* START *

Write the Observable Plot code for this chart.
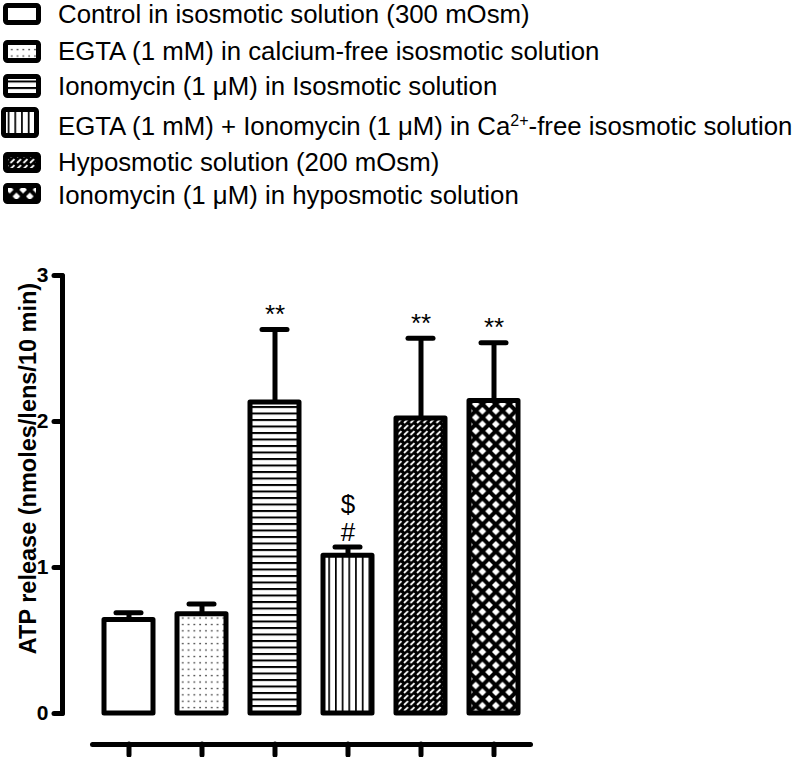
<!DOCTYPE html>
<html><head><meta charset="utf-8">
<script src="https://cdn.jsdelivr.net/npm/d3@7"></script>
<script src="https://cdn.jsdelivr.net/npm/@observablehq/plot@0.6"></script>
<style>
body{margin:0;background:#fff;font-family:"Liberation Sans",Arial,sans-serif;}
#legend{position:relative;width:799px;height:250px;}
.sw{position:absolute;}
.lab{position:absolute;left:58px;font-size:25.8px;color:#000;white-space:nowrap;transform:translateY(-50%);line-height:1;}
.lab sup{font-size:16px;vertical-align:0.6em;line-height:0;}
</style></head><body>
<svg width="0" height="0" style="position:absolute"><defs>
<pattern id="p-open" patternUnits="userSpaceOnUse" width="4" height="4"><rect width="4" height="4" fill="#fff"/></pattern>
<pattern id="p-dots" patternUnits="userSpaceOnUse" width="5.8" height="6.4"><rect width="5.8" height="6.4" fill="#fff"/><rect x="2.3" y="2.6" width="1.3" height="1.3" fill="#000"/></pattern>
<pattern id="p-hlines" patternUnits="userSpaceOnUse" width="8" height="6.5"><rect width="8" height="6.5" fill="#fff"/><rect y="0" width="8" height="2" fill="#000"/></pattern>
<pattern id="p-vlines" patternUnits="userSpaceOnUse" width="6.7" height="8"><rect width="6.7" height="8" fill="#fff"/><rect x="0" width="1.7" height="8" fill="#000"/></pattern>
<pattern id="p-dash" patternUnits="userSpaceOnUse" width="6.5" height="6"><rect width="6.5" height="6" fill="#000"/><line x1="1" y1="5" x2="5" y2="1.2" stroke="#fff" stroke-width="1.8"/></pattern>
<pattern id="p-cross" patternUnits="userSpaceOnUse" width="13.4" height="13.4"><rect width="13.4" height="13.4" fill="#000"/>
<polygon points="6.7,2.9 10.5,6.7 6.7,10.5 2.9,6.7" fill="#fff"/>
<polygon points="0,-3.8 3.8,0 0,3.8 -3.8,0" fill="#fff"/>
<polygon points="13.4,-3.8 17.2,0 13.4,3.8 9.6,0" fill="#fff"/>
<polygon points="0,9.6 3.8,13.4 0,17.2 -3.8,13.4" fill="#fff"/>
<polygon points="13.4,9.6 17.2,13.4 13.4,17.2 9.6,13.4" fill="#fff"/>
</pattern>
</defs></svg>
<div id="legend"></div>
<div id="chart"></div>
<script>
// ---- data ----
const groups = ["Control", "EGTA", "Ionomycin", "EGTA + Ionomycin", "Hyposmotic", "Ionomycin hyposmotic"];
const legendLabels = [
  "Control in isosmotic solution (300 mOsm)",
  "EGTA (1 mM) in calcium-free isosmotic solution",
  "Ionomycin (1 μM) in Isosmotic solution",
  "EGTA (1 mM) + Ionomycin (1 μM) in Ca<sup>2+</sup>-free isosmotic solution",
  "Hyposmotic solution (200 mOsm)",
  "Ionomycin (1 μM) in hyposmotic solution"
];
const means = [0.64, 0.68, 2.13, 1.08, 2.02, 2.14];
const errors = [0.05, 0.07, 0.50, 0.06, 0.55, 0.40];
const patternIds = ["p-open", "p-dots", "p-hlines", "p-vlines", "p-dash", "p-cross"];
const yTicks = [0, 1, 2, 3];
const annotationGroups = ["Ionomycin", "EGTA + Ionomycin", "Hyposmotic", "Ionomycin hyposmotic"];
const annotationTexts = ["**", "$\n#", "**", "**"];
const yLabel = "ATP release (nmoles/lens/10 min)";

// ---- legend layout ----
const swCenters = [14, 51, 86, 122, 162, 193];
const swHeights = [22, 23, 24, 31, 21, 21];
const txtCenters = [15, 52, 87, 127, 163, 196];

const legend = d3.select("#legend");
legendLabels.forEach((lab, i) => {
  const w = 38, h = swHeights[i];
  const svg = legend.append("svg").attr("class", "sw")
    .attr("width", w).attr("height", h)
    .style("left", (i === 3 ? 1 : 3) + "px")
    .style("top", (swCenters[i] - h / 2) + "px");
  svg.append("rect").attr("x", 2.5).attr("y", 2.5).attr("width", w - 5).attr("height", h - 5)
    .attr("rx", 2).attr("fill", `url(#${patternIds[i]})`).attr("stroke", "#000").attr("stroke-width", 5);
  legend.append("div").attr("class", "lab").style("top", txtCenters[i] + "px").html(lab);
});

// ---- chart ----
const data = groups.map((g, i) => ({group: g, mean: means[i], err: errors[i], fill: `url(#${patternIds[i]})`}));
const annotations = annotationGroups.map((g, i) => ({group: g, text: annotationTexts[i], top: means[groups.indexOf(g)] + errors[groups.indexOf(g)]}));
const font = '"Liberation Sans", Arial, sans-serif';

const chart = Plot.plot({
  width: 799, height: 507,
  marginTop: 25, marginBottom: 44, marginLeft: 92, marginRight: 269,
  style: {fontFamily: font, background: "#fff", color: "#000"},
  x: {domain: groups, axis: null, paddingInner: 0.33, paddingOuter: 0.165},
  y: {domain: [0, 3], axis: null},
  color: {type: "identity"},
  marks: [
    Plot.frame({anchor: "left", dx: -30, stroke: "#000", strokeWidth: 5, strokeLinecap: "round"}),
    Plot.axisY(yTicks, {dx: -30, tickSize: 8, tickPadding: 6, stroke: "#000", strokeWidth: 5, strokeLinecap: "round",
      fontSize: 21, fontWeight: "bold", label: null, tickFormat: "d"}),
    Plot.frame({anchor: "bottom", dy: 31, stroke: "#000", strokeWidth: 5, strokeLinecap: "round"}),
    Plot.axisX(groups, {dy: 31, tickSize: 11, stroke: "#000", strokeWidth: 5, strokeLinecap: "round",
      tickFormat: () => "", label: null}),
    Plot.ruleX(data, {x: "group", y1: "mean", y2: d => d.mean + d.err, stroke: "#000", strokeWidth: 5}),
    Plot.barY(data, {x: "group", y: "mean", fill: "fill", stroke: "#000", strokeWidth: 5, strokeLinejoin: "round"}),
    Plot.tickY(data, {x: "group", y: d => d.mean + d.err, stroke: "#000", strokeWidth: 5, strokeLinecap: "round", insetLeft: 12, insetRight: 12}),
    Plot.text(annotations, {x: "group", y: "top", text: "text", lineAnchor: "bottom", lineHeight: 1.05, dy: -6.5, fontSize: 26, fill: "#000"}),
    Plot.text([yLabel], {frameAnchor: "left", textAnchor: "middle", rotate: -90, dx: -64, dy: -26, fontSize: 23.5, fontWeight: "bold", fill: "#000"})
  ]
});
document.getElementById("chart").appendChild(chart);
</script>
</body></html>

* END *

## [Task goal]
The data should be printed again unchanged; leave its pictures out.

## [Solved exercise]
Write the Observable Plot code for this chart.
<!DOCTYPE html>
<html><head><meta charset="utf-8">
<script src="https://cdn.jsdelivr.net/npm/d3@7"></script>
<script src="https://cdn.jsdelivr.net/npm/@observablehq/plot@0.6"></script>
<style>
body{margin:0;background:#fff;font-family:"Liberation Sans",Arial,sans-serif;}
#legend{position:relative;width:799px;height:250px;}
.sw{position:absolute;}
.lab{position:absolute;left:58px;font-size:25.8px;color:#000;white-space:nowrap;transform:translateY(-50%);line-height:1;}
.lab sup{font-size:16px;vertical-align:0.6em;line-height:0;}
</style></head><body>
<svg width="0" height="0" style="position:absolute"><defs>
<pattern id="p-open" patternUnits="userSpaceOnUse" width="4" height="4"><rect width="4" height="4" fill="#fff"/></pattern>
<pattern id="p-dots" patternUnits="userSpaceOnUse" width="5.8" height="6.4"><rect width="5.8" height="6.4" fill="#fff"/><rect x="2.3" y="2.6" width="1.3" height="1.3" fill="#000"/></pattern>
<pattern id="p-hlines" patternUnits="userSpaceOnUse" width="8" height="6.5"><rect width="8" height="6.5" fill="#fff"/><rect y="0" width="8" height="2" fill="#000"/></pattern>
<pattern id="p-vlines" patternUnits="userSpaceOnUse" width="6.7" height="8"><rect width="6.7" height="8" fill="#fff"/><rect x="0" width="1.7" height="8" fill="#000"/></pattern>
<pattern id="p-dash" patternUnits="userSpaceOnUse" width="6.5" height="6"><rect width="6.5" height="6" fill="#000"/><line x1="1" y1="5" x2="5" y2="1.2" stroke="#fff" stroke-width="1.8"/></pattern>
<pattern id="p-cross" patternUnits="userSpaceOnUse" width="13.4" height="13.4"><rect width="13.4" height="13.4" fill="#000"/>
<polygon points="6.7,2.9 10.5,6.7 6.7,10.5 2.9,6.7" fill="#fff"/>
<polygon points="0,-3.8 3.8,0 0,3.8 -3.8,0" fill="#fff"/>
<polygon points="13.4,-3.8 17.2,0 13.4,3.8 9.6,0" fill="#fff"/>
<polygon points="0,9.6 3.8,13.4 0,17.2 -3.8,13.4" fill="#fff"/>
<polygon points="13.4,9.6 17.2,13.4 13.4,17.2 9.6,13.4" fill="#fff"/>
</pattern>
</defs></svg>
<div id="legend"></div>
<div id="chart"></div>
<script>
// ---- data ----
const groups = ["Control", "EGTA", "Ionomycin", "EGTA + Ionomycin", "Hyposmotic", "Ionomycin hyposmotic"];
const legendLabels = [
  "Control in isosmotic solution (300 mOsm)",
  "EGTA (1 mM) in calcium-free isosmotic solution",
  "Ionomycin (1 μM) in Isosmotic solution",
  "EGTA (1 mM) + Ionomycin (1 μM) in Ca<sup>2+</sup>-free isosmotic solution",
  "Hyposmotic solution (200 mOsm)",
  "Ionomycin (1 μM) in hyposmotic solution"
];
const means = [0.64, 0.68, 2.13, 1.08, 2.02, 2.14];
const errors = [0.05, 0.07, 0.50, 0.06, 0.55, 0.40];
const patternIds = ["p-open", "p-dots", "p-hlines", "p-vlines", "p-dash", "p-cross"];
const yTicks = [0, 1, 2, 3];
const annotationGroups = ["Ionomycin", "EGTA + Ionomycin", "Hyposmotic", "Ionomycin hyposmotic"];
const annotationTexts = ["**", "$\n#", "**", "**"];
const yLabel = "ATP release (nmoles/lens/10 min)";

// ---- legend layout ----
const swCenters = [14, 51, 86, 122, 162, 193];
const swHeights = [22, 23, 24, 31, 21, 21];
const txtCenters = [15, 52, 87, 127, 163, 196];

const legend = d3.select("#legend");
legendLabels.forEach((lab, i) => {
  const w = 38, h = swHeights[i];
  const svg = legend.append("svg").attr("class", "sw")
    .attr("width", w).attr("height", h)
    .style("left", (i === 3 ? 1 : 3) + "px")
    .style("top", (swCenters[i] - h / 2) + "px");
  svg.append("rect").attr("x", 2.5).attr("y", 2.5).attr("width", w - 5).attr("height", h - 5)
    .attr("rx", 2).attr("fill", `url(#${patternIds[i]})`).attr("stroke", "#000").attr("stroke-width", 5);
  legend.append("div").attr("class", "lab").style("top", txtCenters[i] + "px").html(lab);
});

// ---- chart ----
const data = groups.map((g, i) => ({group: g, mean: means[i], err: errors[i], fill: `url(#${patternIds[i]})`}));
const annotations = annotationGroups.map((g, i) => ({group: g, text: annotationTexts[i], top: means[groups.indexOf(g)] + errors[groups.indexOf(g)]}));
const font = '"Liberation Sans", Arial, sans-serif';

const chart = Plot.plot({
  width: 799, height: 507,
  marginTop: 25, marginBottom: 44, marginLeft: 92, marginRight: 269,
  style: {fontFamily: font, background: "#fff", color: "#000"},
  x: {domain: groups, axis: null, paddingInner: 0.33, paddingOuter: 0.165},
  y: {domain: [0, 3], axis: null},
  color: {type: "identity"},
  marks: [
    Plot.frame({anchor: "left", dx: -30, stroke: "#000", strokeWidth: 5, strokeLinecap: "round"}),
    Plot.axisY(yTicks, {dx: -30, tickSize: 8, tickPadding: 6, stroke: "#000", strokeWidth: 5, strokeLinecap: "round",
      fontSize: 21, fontWeight: "bold", label: null, tickFormat: "d"}),
    Plot.frame({anchor: "bottom", dy: 31, stroke: "#000", strokeWidth: 5, strokeLinecap: "round"}),
    Plot.axisX(groups, {dy: 31, tickSize: 11, stroke: "#000", strokeWidth: 5, strokeLinecap: "round",
      tickFormat: () => "", label: null}),
    Plot.ruleX(data, {x: "group", y1: "mean", y2: d => d.mean + d.err, stroke: "#000", strokeWidth: 5}),
    Plot.barY(data, {x: "group", y: "mean", fill: "fill", stroke: "#000", strokeWidth: 5, strokeLinejoin: "round"}),
    Plot.tickY(data, {x: "group", y: d => d.mean + d.err, stroke: "#000", strokeWidth: 5, strokeLinecap: "round", insetLeft: 12, insetRight: 12}),
    Plot.text(annotations, {x: "group", y: "top", text: "text", lineAnchor: "bottom", lineHeight: 1.05, dy: -6.5, fontSize: 26, fill: "#000"}),
    Plot.text([yLabel], {frameAnchor: "left", textAnchor: "middle", rotate: -90, dx: -64, dy: -26, fontSize: 23.5, fontWeight: "bold", fill: "#000"})
  ]
});
document.getElementById("chart").appendChild(chart);
</script>
</body></html>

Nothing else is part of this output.